##### Data extract

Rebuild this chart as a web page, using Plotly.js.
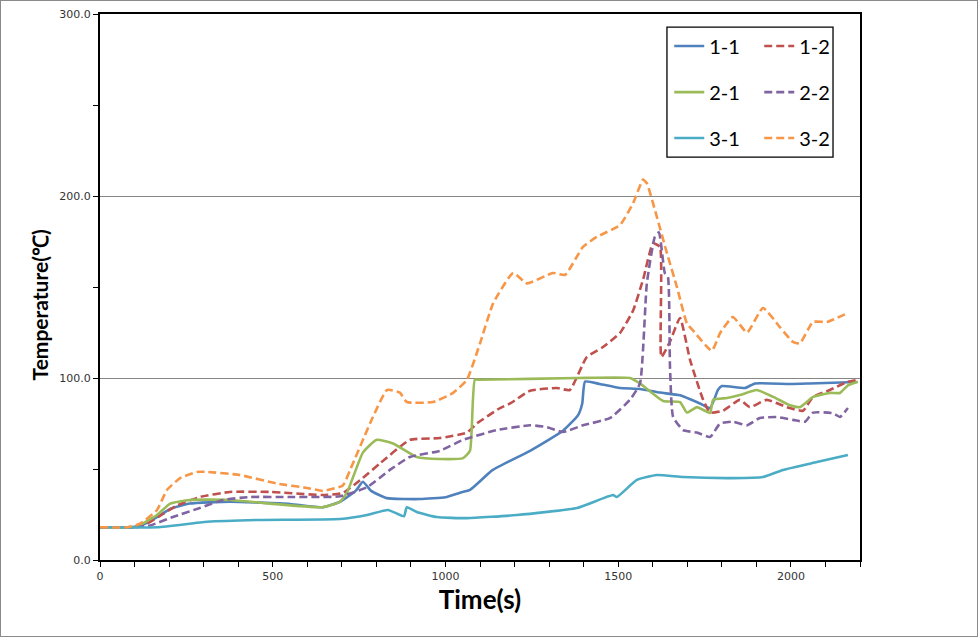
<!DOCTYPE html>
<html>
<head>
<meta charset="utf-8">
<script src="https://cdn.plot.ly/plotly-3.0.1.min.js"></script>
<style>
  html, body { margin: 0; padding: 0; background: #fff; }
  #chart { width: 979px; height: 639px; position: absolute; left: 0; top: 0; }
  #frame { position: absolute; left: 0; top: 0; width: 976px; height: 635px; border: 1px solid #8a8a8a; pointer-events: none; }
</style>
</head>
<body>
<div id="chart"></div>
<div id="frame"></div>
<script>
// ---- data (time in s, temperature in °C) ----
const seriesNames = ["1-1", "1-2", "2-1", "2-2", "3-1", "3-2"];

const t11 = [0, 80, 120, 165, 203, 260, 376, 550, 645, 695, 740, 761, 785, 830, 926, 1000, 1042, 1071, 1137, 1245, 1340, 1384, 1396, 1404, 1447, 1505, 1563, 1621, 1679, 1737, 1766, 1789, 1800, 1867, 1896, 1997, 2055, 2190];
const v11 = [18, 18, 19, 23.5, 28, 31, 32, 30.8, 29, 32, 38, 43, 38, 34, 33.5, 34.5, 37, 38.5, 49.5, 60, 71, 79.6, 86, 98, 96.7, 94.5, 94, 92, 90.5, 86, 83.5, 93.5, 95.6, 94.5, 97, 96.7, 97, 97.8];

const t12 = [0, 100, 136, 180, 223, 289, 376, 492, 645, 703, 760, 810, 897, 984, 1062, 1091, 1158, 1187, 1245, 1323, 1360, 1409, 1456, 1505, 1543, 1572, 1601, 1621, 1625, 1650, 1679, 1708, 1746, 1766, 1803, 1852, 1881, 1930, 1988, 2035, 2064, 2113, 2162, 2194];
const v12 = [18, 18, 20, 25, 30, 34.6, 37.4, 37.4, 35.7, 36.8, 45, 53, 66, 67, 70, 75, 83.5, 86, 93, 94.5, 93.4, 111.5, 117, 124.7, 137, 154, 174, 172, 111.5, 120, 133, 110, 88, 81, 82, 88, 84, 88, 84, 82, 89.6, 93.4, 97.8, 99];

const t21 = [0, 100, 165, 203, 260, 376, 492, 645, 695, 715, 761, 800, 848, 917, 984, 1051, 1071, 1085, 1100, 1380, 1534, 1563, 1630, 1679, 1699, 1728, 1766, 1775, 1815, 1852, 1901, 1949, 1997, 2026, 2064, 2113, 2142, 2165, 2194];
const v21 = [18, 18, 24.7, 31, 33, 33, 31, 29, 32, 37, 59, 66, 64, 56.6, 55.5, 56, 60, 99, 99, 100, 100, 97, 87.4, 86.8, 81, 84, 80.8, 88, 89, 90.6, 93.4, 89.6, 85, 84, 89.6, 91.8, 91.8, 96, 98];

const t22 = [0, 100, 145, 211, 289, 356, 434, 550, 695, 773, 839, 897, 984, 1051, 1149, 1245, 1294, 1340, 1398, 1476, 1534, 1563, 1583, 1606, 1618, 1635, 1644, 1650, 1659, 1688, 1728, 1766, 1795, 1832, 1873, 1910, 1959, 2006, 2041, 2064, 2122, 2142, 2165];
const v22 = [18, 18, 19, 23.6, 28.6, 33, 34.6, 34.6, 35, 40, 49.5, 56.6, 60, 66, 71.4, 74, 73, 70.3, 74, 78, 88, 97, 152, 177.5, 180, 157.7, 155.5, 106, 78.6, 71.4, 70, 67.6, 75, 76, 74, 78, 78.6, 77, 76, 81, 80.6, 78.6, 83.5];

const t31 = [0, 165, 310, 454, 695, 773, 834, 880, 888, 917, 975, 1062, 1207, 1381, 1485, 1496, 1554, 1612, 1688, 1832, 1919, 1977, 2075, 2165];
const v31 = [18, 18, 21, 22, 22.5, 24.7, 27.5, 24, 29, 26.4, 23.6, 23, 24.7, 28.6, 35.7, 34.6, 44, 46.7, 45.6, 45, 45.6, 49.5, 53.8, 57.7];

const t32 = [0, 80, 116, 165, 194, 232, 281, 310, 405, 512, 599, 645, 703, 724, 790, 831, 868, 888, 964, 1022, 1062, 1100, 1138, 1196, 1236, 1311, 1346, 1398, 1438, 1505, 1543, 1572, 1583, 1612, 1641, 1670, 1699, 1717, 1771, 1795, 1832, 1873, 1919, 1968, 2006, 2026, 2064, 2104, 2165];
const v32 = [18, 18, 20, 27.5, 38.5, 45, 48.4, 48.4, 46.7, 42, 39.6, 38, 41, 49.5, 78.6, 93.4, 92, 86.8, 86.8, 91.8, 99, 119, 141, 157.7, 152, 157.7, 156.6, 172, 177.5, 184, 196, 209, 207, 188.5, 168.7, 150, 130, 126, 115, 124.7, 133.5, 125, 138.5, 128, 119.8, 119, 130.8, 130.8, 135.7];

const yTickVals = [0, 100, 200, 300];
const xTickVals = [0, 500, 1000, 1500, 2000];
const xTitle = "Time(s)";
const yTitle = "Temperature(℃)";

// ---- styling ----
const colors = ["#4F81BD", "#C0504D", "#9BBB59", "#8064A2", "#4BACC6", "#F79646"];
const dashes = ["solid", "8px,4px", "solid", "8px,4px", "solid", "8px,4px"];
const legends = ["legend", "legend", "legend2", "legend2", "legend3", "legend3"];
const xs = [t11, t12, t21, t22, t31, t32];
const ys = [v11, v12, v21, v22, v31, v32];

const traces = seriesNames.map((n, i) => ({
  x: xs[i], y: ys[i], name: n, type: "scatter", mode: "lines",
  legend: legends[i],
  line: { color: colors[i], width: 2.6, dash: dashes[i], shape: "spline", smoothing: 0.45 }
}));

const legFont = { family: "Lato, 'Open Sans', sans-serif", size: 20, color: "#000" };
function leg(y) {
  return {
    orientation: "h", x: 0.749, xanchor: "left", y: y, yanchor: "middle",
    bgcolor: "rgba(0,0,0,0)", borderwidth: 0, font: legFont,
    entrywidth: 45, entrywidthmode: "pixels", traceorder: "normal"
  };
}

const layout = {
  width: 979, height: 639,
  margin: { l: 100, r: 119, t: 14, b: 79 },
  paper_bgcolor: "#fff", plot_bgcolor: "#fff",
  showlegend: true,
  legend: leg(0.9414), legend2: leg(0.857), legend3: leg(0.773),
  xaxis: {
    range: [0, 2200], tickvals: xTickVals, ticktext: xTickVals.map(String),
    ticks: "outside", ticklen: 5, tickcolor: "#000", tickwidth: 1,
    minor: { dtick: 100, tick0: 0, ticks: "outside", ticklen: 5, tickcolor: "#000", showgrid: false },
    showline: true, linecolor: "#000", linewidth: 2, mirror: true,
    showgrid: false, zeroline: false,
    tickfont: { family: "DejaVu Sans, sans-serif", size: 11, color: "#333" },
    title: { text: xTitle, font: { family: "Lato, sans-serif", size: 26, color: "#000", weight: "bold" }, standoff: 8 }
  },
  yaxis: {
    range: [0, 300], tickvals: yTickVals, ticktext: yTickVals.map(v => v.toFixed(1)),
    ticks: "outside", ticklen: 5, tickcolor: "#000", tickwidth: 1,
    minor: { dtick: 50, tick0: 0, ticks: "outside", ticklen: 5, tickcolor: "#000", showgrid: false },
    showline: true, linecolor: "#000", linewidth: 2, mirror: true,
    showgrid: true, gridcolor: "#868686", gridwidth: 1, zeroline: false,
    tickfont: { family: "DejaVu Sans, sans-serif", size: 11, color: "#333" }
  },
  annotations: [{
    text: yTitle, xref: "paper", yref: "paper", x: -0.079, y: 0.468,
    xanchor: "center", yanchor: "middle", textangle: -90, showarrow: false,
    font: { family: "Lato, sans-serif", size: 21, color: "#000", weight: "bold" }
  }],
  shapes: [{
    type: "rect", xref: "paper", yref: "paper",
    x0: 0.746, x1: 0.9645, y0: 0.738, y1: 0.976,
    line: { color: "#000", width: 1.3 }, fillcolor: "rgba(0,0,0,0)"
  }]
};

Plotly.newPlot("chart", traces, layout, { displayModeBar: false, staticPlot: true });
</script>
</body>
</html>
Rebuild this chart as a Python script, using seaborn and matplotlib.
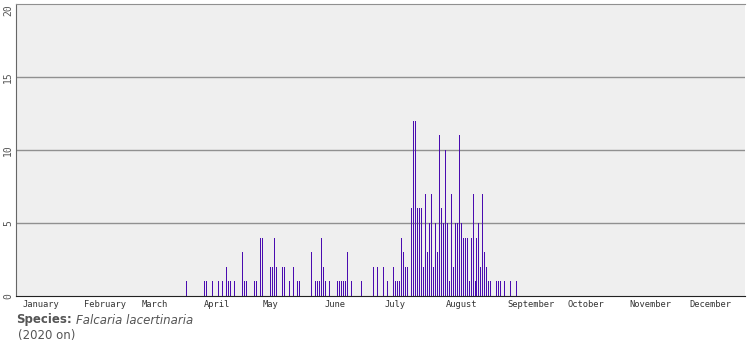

##########
##### Data extract

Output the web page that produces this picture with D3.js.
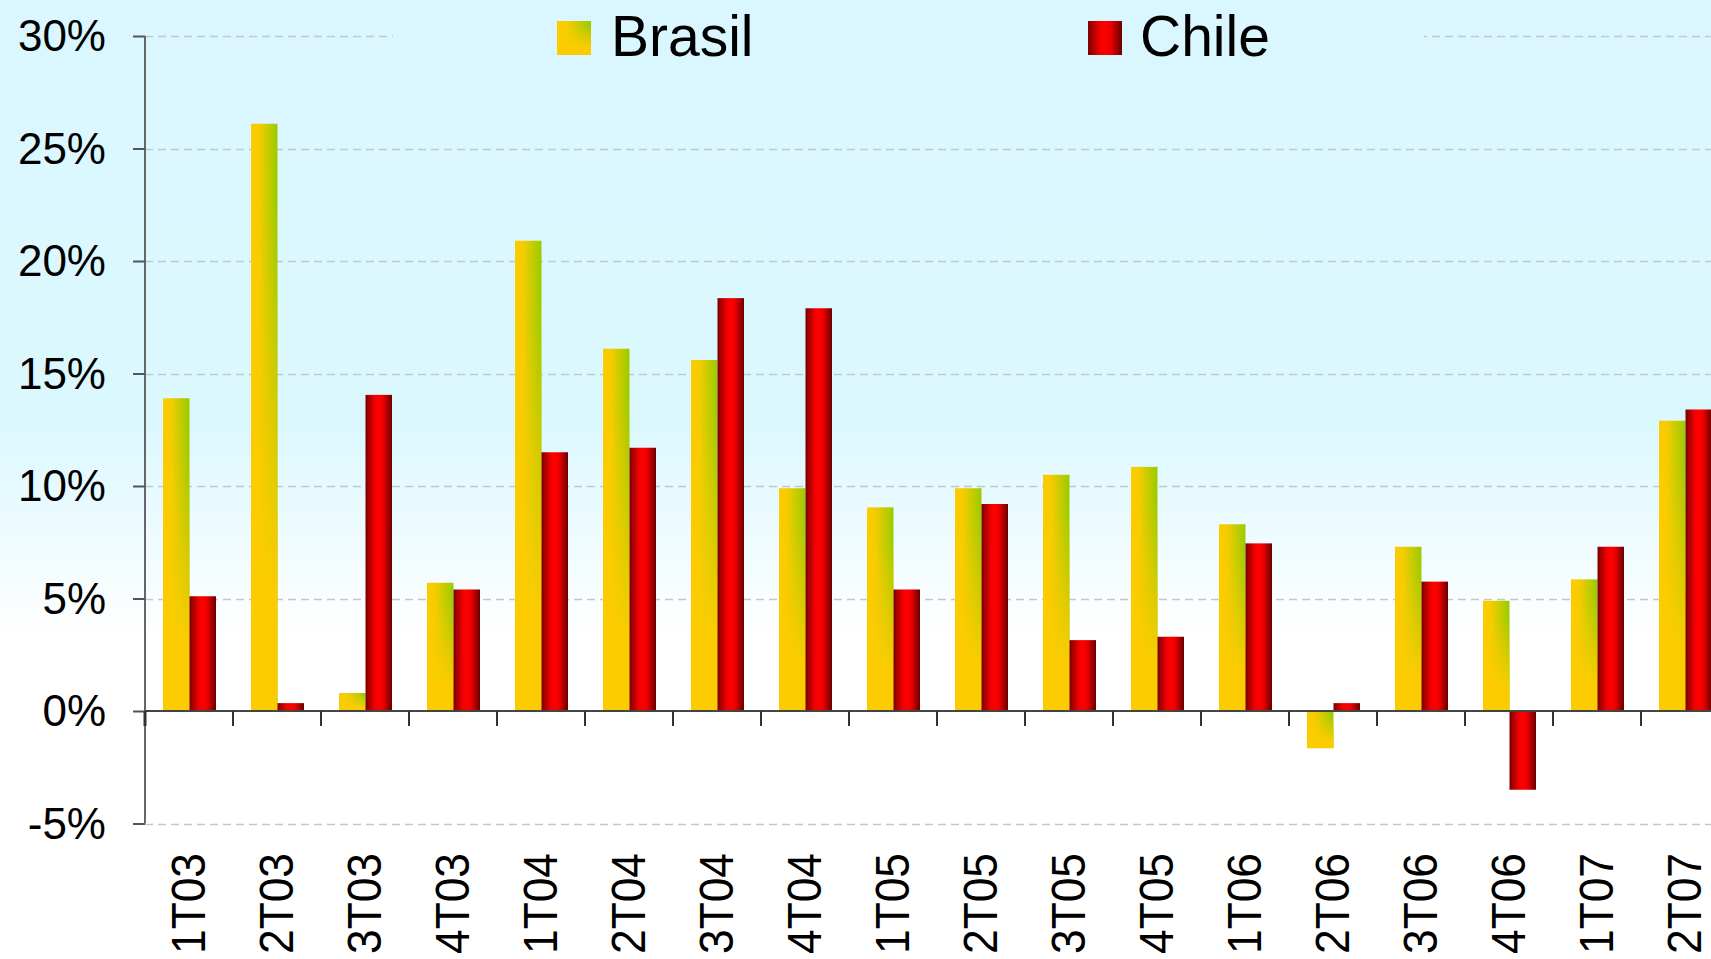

##########

Short problem
Isolate each line of the listing above that includes "using". Copy it.

Result of this task
Rebuild this chart as a web page, using Plotly.js.
Rebuild this chart as a Python script, using seaborn and matplotlib.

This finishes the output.